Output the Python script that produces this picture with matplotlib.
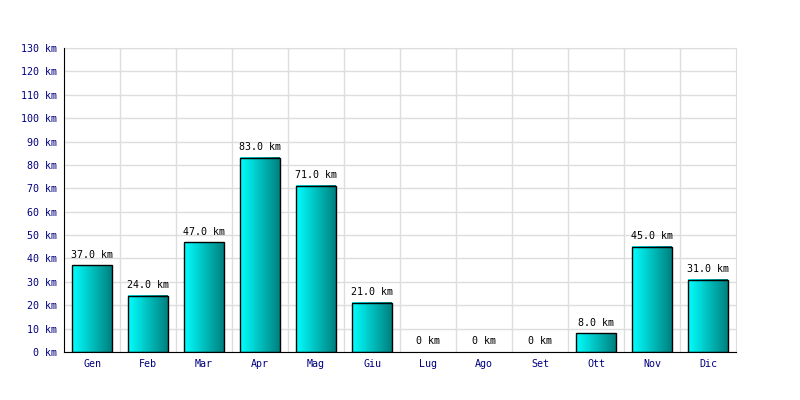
import numpy as np
import matplotlib
matplotlib.use("Agg")
import matplotlib.pyplot as plt
from matplotlib.colors import LinearSegmentedColormap

months = ["Gen", "Feb", "Mar", "Apr", "Mag", "Giu", "Lug", "Ago", "Set", "Ott", "Nov", "Dic"]
km = [37.0, 24.0, 47.0, 83.0, 71.0, 21.0, 0.0, 0.0, 0.0, 8.0, 45.0, 31.0]
y_ticks = list(range(0, 131, 10))

FONT = "DejaVu Sans Mono"
NAVY = "#000080"

fig = plt.figure(figsize=(8, 4), dpi=100)
ax = fig.add_axes([0.08, 0.12, 0.84, 0.76])

cmap = LinearSegmentedColormap.from_list("cyan_teal", ["#00ffff", "#008080"])
grad = np.linspace(0, 1, 256).reshape(1, -1)

width = 0.7
x = np.arange(len(months))
for xi, v in zip(x, km):
    if v > 0:
        ax.imshow(grad, cmap=cmap, aspect="auto", interpolation="bilinear",
                  extent=(xi - width / 2, xi + width / 2, 0, v), zorder=2)
        ax.bar(xi, v, width=width, facecolor="none", edgecolor="black",
               linewidth=1, zorder=3)
    ax.annotate(f"{v:.1f} km" if v > 0 else "0 km", (xi, v), xytext=(0, 4),
                textcoords="offset points", ha="center", va="bottom",
                fontsize=7.2, family=FONT, color="black", zorder=4)

ax.set_xlim(-0.5, len(months) - 0.5)
ax.set_ylim(0, 130)
ax.set_xticks(x)
ax.set_xticklabels(months)
ax.set_yticks(y_ticks)
ax.set_yticklabels([f"{t} km" for t in y_ticks])

# category boundary grid lines
for b in np.arange(0.5, len(months) - 0.5, 1):
    ax.axvline(b, color="#dddddd", linewidth=1, zorder=0)
ax.yaxis.grid(True, color="#dddddd", linewidth=1, zorder=0)
ax.set_axisbelow(True)

for lab in ax.get_xticklabels() + ax.get_yticklabels():
    lab.set_family(FONT)
    lab.set_fontsize(7.2)
    lab.set_color(NAVY)

ax.tick_params(axis="both", length=0, pad=5)
ax.spines["left"].set_color("black")
ax.spines["bottom"].set_color("black")
ax.spines["top"].set_color("#dddddd")
ax.spines["right"].set_color("#dddddd")
ax.spines["top"].set_zorder(0)
ax.spines["right"].set_zorder(0)

fig.savefig("out.png", dpi=100)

**EXERCISE REQUIREMENTS:**
Without any pictures, reproduce the lines from the first one in the material through the line that has "from matplotlib.colors import", exactly as they appear.

**OUTPUT BELOW:**
Output the Python script that produces this picture with matplotlib.
import numpy as np
import matplotlib
matplotlib.use("Agg")
import matplotlib.pyplot as plt
from matplotlib.colors import LinearSegmentedColormap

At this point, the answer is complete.